I read in different Forum subjects that the "Non judicial, anti deficiency laws" are determined by the state where the property is located. Does anyone know what the law would be for St Maarten? In particular a Diamond property, if that makes any difference. Own a "Right To Use" and mortgage is paid. But MF is behind by two years.

The resort was closed for a couple years due to hurricane Irma damage and rebuilding.
Then they started to bill partial maintenance fees for two years, then 2021 they came back fully opened.

At this point, they are just sending Annual maintenance fees with added late fees; and a notice that I am behind.
I think they adjust the collection rules for this year, because there may be quite a few that are not paying like myself.
I spoke to them last year about a "deed back". They said they only offer the "Transitions" program, but it sound vague and non-committal to me at the time.

It is Diamond and I'm not sure what kind of history they have for collection on MF only?


----------



## CanuckTravlr (Dec 14, 2021)

First, Sint Maarten (the Dutch side) is not a "state", but a country, so the process is different from that in any particular US state.  Their legal system is based on the Dutch legal system, so not really similar to US jurisdictions.  As far as I understand, there is no separate timeshare legislation in Sint Maarten, which previous timeshare owners have discovered to their chagrin when something goes wrong.

The French side of the island (Saint-Martin) is formally an overseas Collectivité of France and is therefore governed under French law.  The French legal system is also quite different from the US legal system.  I do not believe that the legal concept of "non-judicial, anti-deficiency" exists on either side of the island.  It is a uniquely American concept.  If you truly want to get out of your obligation, why wouldn't you take the time to explore your options under Diamond's "Transitions" program?

While the Diamond resorts on Sint Maarten are outside the US, Diamond itself is a US-based corporation, now owned by HGV.  I'm not a lawyer, but depending upon the the terms of the purchase agreement, they may be able to enforce any non-payment in US courts, or via US collection agencies, if you are a US resident.  You may want to check your purchase agreement documents, since they will often specify the jurisdiction under which the agreement is governed and can be enforced.

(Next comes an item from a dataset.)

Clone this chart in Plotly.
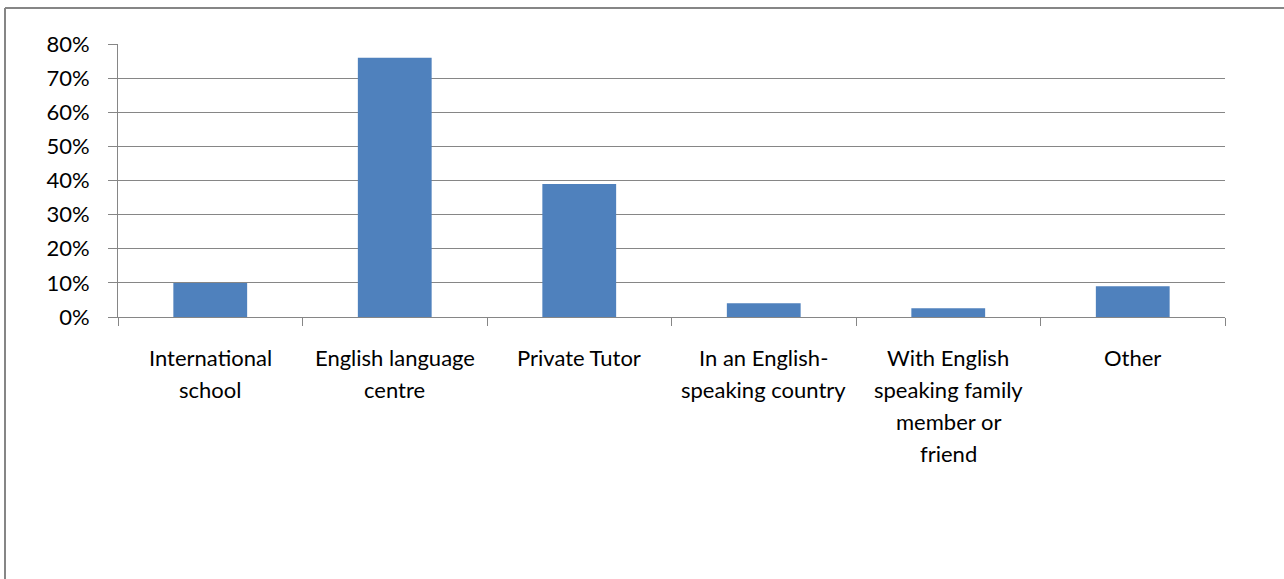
import plotly.graph_objects as go

# Survey responses: where English was studied
categories = [
    "International school",
    "English language centre",
    "Private Tutor",
    "In an English-speaking country",
    "With English speaking family member or friend",
    "Other",
]
# Category labels as they wrap under the axis
label_lines = [
    ["International", "school"],
    ["English language", "centre"],
    ["Private Tutor"],
    ["In an English-", "speaking country"],
    ["With English", "speaking family", "member or", "friend"],
    ["Other"],
]
shares = [0.10, 0.76, 0.39, 0.04, 0.026, 0.09]
y_ticks = [0.0, 0.1, 0.2, 0.3, 0.4, 0.5, 0.6, 0.7, 0.8]

W, H = 1284, 579
ML, MR, MT, MB = 118, 59, 44, 262
GRID = "#868686"
FONT = "Lato"
FSIZE = 22

fig = go.Figure(
    go.Bar(
        x=categories,
        y=shares,
        marker=dict(color="#4F81BD", line=dict(width=0)),
        width=0.4,
        hoverinfo="x+y",
    )
)

# Wrapped category labels, one line per annotation for Excel-like spacing
annotations = []
for cat, lines in zip(categories, label_lines):
    for i, line in enumerate(lines):
        annotations.append(
            dict(
                x=cat, xref="x", y=0, yref="paper",
                text=line, showarrow=False,
                xanchor="center", yanchor="middle",
                yshift=-(40 + 32 * i),
                font=dict(family=FONT, size=FSIZE, color="#000000"),
            )
        )

# Chart-area frame (left and top edges)
pw = W - ML - MR
ph = H - MT - MB
x_left = (5 - ML) / pw
x_right = (W + 5 - ML) / pw
y_top = (H - MB - 8) / ph
y_bottom = (H - MB - H - 5) / ph
shapes = [
    dict(type="line", xref="paper", yref="paper", x0=x_left, x1=x_right,
         y0=y_top, y1=y_top, line=dict(color=GRID, width=2)),
    dict(type="line", xref="paper", yref="paper", x0=x_left, x1=x_left,
         y0=y_top, y1=y_bottom, line=dict(color=GRID, width=2)),
]

fig.update_layout(
    width=W,
    height=H,
    margin=dict(l=ML, r=MR, t=MT, b=MB, pad=0),
    paper_bgcolor="white",
    plot_bgcolor="white",
    showlegend=False,
    bargap=0.6,
    annotations=annotations,
    shapes=shapes,
    font=dict(family=FONT, size=FSIZE, color="#000000"),
)

fig.update_xaxes(
    showticklabels=False,
    showgrid=False,
    showline=True,
    linecolor=GRID,
    linewidth=1,
    ticks="outside",
    tickson="boundaries",
    ticklen=8,
    tickcolor=GRID,
    tickwidth=1,
    zeroline=False,
)

fig.update_yaxes(
    range=[0, 0.8],
    tickvals=y_ticks,
    tickformat=".0%",
    showgrid=True,
    gridcolor=GRID,
    gridwidth=1,
    showline=True,
    linecolor=GRID,
    linewidth=1,
    ticks="outside",
    ticklen=9,
    tickcolor=GRID,
    tickwidth=1,
    ticklabelstandoff=14,
    zeroline=False,
    tickfont=dict(family=FONT, size=FSIZE, color="#000000"),
)

fig.write_html("out.html")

The Diamond resorts in Sint Maarten, based on comments I have read by Diamond owners on this and other forums, seem to have been quite fair in the treatment of owners after the devastating damage done by Hurricane Irma in September 2017.  The resorts had to be substantially reconstructed and were fully refurbished and upgraded in the process.  As I understand it, once they had some sections available for occupancy, they started to charge partial maintenance fees. With full availability it makes sense they would resort to full billing of maintenance fees.

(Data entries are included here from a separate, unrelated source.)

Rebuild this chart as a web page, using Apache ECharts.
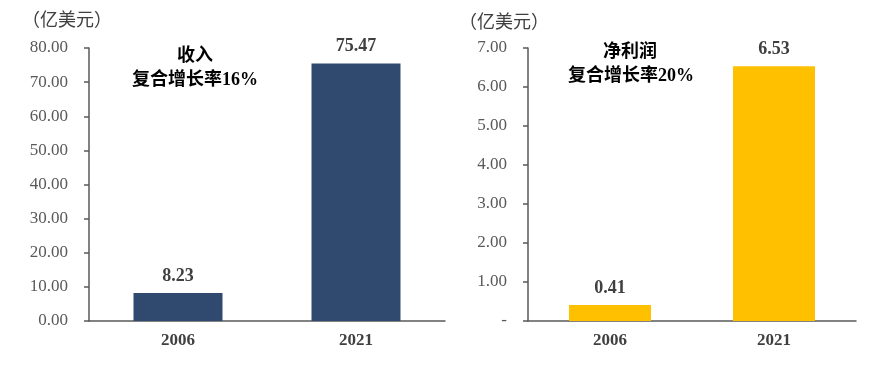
<!DOCTYPE html>
<html>
<head>
<meta charset="utf-8">
<script src="https://cdn.jsdelivr.net/npm/echarts@6/dist/echarts.min.js"></script>
<style>html,body{margin:0;padding:0;background:#fff}#c{width:879px;height:367px}</style>
</head>
<body>
<div id="c"></div>
<script>
var categories = ['2006', '2021'];
var revenue = [8.23, 75.47];
var netProfit = [0.41, 6.53];
var revenueTicks = ['0.00','10.00','20.00','30.00','40.00','50.00','60.00','70.00','80.00'];
var profitTicks = ['-','1.00','2.00','3.00','4.00','5.00','6.00','7.00'];
var unitLabel = '（亿美元）';
var revenueNote = ['收入', '复合增长率16%'];
var profitNote = ['净利润', '复合增长率20%'];

var FONT = 'Liberation Serif, "Noto Sans CJK SC", serif';
var chart = echarts.init(document.getElementById('c'));
function yAx(gi, max, interval, ticks) {
  return {
    type: 'value', gridIndex: gi, min: 0, max: max, interval: interval,
    axisLine: {show: true, lineStyle: {color: '#595959', width: 1.5}},
    axisTick: {show: true, length: 5, lineStyle: {color: '#595959', width: 1.5}},
    splitLine: {show: false},
    axisLabel: {
      margin: 21, color: '#595959', fontFamily: FONT, fontSize: 17,
      formatter: function (v) { return ticks[Math.round(v / interval)]; }
    }
  };
}
function xAx(gi) {
  return {
    type: 'category', gridIndex: gi, data: categories,
    axisLine: {lineStyle: {color: '#595959', width: 1.5}},
    axisTick: {show: false},
    axisLabel: {margin: 11, color: '#404040', fontFamily: FONT, fontSize: 17, fontWeight: 'bold'}
  };
}
function lbl() {
  return {show: true, position: 'top', distance: 8, color: '#404040', fontFamily: FONT,
    fontSize: 18, fontWeight: 'bold', formatter: function (p) { return p.value.toFixed(2); }};
}
var NOTE_FONT = 'bold 18px Liberation Serif, "Noto Sans CJK SC"';
chart.setOption({
  animation: false,
  grid: [
    {left: 89, right: 434, top: 48, bottom: 46},
    {left: 528, right: 23, top: 48, bottom: 46}
  ],
  xAxis: [xAx(0), xAx(1)],
  yAxis: [yAx(0, 80, 10, revenueTicks), yAx(1, 7, 1, profitTicks)],
  series: [
    {type: 'bar', xAxisIndex: 0, yAxisIndex: 0, data: revenue, barWidth: '50%',
     itemStyle: {color: '#2F4A6E'}, label: lbl()},
    {type: 'bar', xAxisIndex: 1, yAxisIndex: 1, data: netProfit, barWidth: '50%',
     itemStyle: {color: '#FFC000'}, label: lbl()}
  ],
  graphic: [
    {type: 'text', left: 22, top: 10, style: {text: unitLabel, fill: '#404040', font: '18px "Noto Sans CJK SC"'}},
    {type: 'text', left: 459, top: 12, style: {text: unitLabel, fill: '#404040', font: '18px "Noto Sans CJK SC"'}},
    {type: 'text', x: 195, y: 56, style: {text: revenueNote[0], fill: '#000', align: 'center', verticalAlign: 'middle', font: NOTE_FONT}},
    {type: 'text', x: 195, y: 80, style: {text: revenueNote[1], fill: '#000', align: 'center', verticalAlign: 'middle', font: NOTE_FONT}},
    {type: 'text', x: 630, y: 52, style: {text: profitNote[0], fill: '#000', align: 'center', verticalAlign: 'middle', font: NOTE_FONT}},
    {type: 'text', x: 631, y: 76, style: {text: profitNote[1], fill: '#000', align: 'center', verticalAlign: 'middle', font: NOTE_FONT}}
  ]
});
</script>
</body>
</html>
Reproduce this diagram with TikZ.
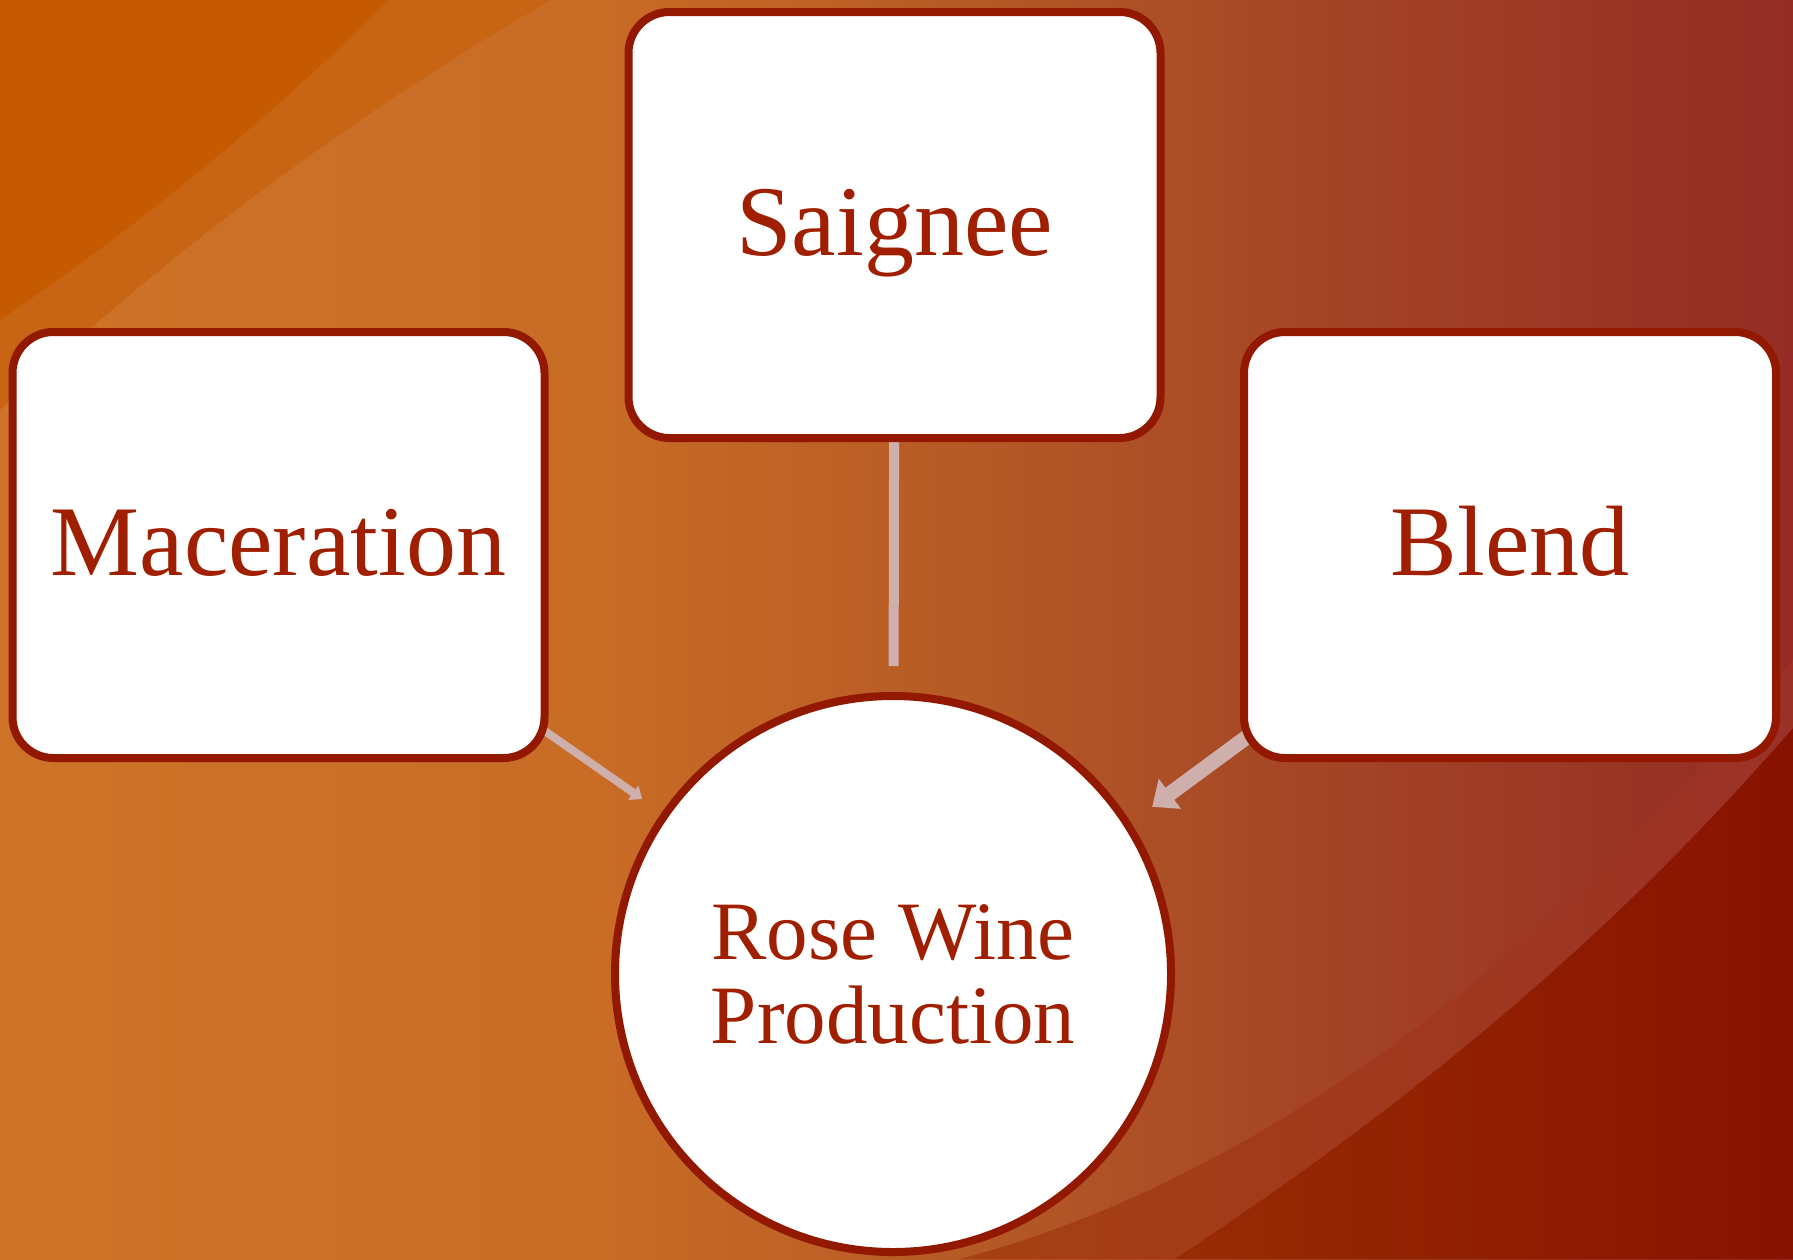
\documentclass[tikz,border=0pt]{standalone}
\usepackage{fontspec}
\setmainfont{Liberation Serif}
\usetikzlibrary{arrows.meta,calc}
\definecolor{bga}{RGB}{205,116,40}
\definecolor{bgb}{RGB}{200,108,38}
\definecolor{bgc}{RGB}{180,88,38}
\definecolor{bgd}{RGB}{161,64,38}
\definecolor{bge}{RGB}{148,44,36}
\definecolor{tlcornercol}{RGB}{197,90,0}
\definecolor{tlbandcol}{RGB}{200,101,20}
\definecolor{bandl}{RGB}{166,64,18}
\definecolor{bandr}{RGB}{154,50,40}
\definecolor{darkl}{RGB}{152,44,4}
\definecolor{darkr}{RGB}{136,18,0}
\definecolor{bordercol}{RGB}{146,24,0}
\definecolor{textcol}{RGB}{160,31,0}
\definecolor{conncol}{RGB}{206,175,172}
\pgfdeclarehorizontalshading{bgshade}{100bp}{color(0bp)=(bga); color(25bp)=(bga); color(41.7bp)=(bgb); color(52.9bp)=(bgc); color(64bp)=(bgd); color(75bp)=(bge); color(100bp)=(bge)}
\pgfdeclarelayer{bglayer}
\pgfdeclarelayer{connlayer}
\pgfsetlayers{bglayer,connlayer,main}
\begin{document}
\begin{tikzpicture}[x=1pt,y=-1pt,
  boxnode/.style={draw=bordercol, line width=8pt, fill=white, rounded corners=41pt,
    minimum width=532pt, minimum height=426pt, inner sep=0pt, text=textcol,
    font=\fontsize{100}{110}\selectfont, text height=60pt, text depth=0pt},
  circnode/.style={draw=bordercol, line width=8pt, fill=white, circle,
    minimum size=556pt, inner sep=0pt, text=textcol, align=center,
    font=\fontsize{83}{84}\selectfont},
  conn/.style={draw=conncol}
]
\useasboundingbox (0,0) rectangle (1793,1259);

\node[boxnode] (sai) at (894.5,225) {Saignee};
\node[boxnode] (mac) at (278.5,545) {Maceration};
\node[boxnode] (ble) at (1510,545) {Blend};
\node[circnode] (rose) at (893,974) {Rose Wine\\Production};

\begin{pgfonlayer}{bglayer}
  \shade[shading=bgshade] (0,0) rectangle (1793,1259);
  \fill[tlbandcol] (0,0) -- (551,0) .. controls (360,110) and (170,250) .. (0,410) -- cycle;
  \fill[tlcornercol] (0,0) -- (389,0) .. controls (269,119) and (140,225) .. (0,320) -- cycle;
  \begin{scope}
    \clip (1793,660) .. controls (1600,900) and (1300,1170) .. (960,1259) -- (1793,1259) -- cycle;
    \shade[left color=bandl, right color=bandr] (950,0) rectangle (1793,1259);
  \end{scope}
  \begin{scope}
    \clip (1793,728) .. controls (1600,950) and (1400,1110) .. (1175,1259) -- (1793,1259) -- cycle;
    \shade[left color=darkl, right color=darkr] (1170,0) rectangle (1793,1259);
  \end{scope}
\end{pgfonlayer}

\begin{pgfonlayer}{connlayer}
  \draw[conn, line width=8pt, -{Triangle[width=17pt,length=11pt]}]
    ($(mac.center)!0.4325!(rose.center)$) -- ($(mac.center)!0.592!(rose.center)$);
  \draw[conn, line width=10pt]
    ($(sai.center)!0.2897!(rose.center)$) -- ($(sai.center)!0.5888!(rose.center)$);
  \draw[conn, line width=15pt, -{Triangle[width=36pt,length=22pt]}]
    ($(ble.center)!0.426!(rose.center)+(0,9)$) -- ($(ble.center)!0.58!(rose.center)+(0,13)$);
\end{pgfonlayer}
\end{tikzpicture}
\end{document}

While we have not stayed in the DRI resorts on the island, we know several people who have.  The resorts are in a great location and get good reviews.  Everyone seems very pleased with the quality of the renovations.  It would seem to me over the longer term, even if you are initially behind by two years on your maintenance fees, that it would still be a good deal.  Paying for some type of holiday package to vacation on the island in similar accommodation would likely cost more.  What's changed that you no longer wish to use your timeshare "right-to-use"?


----------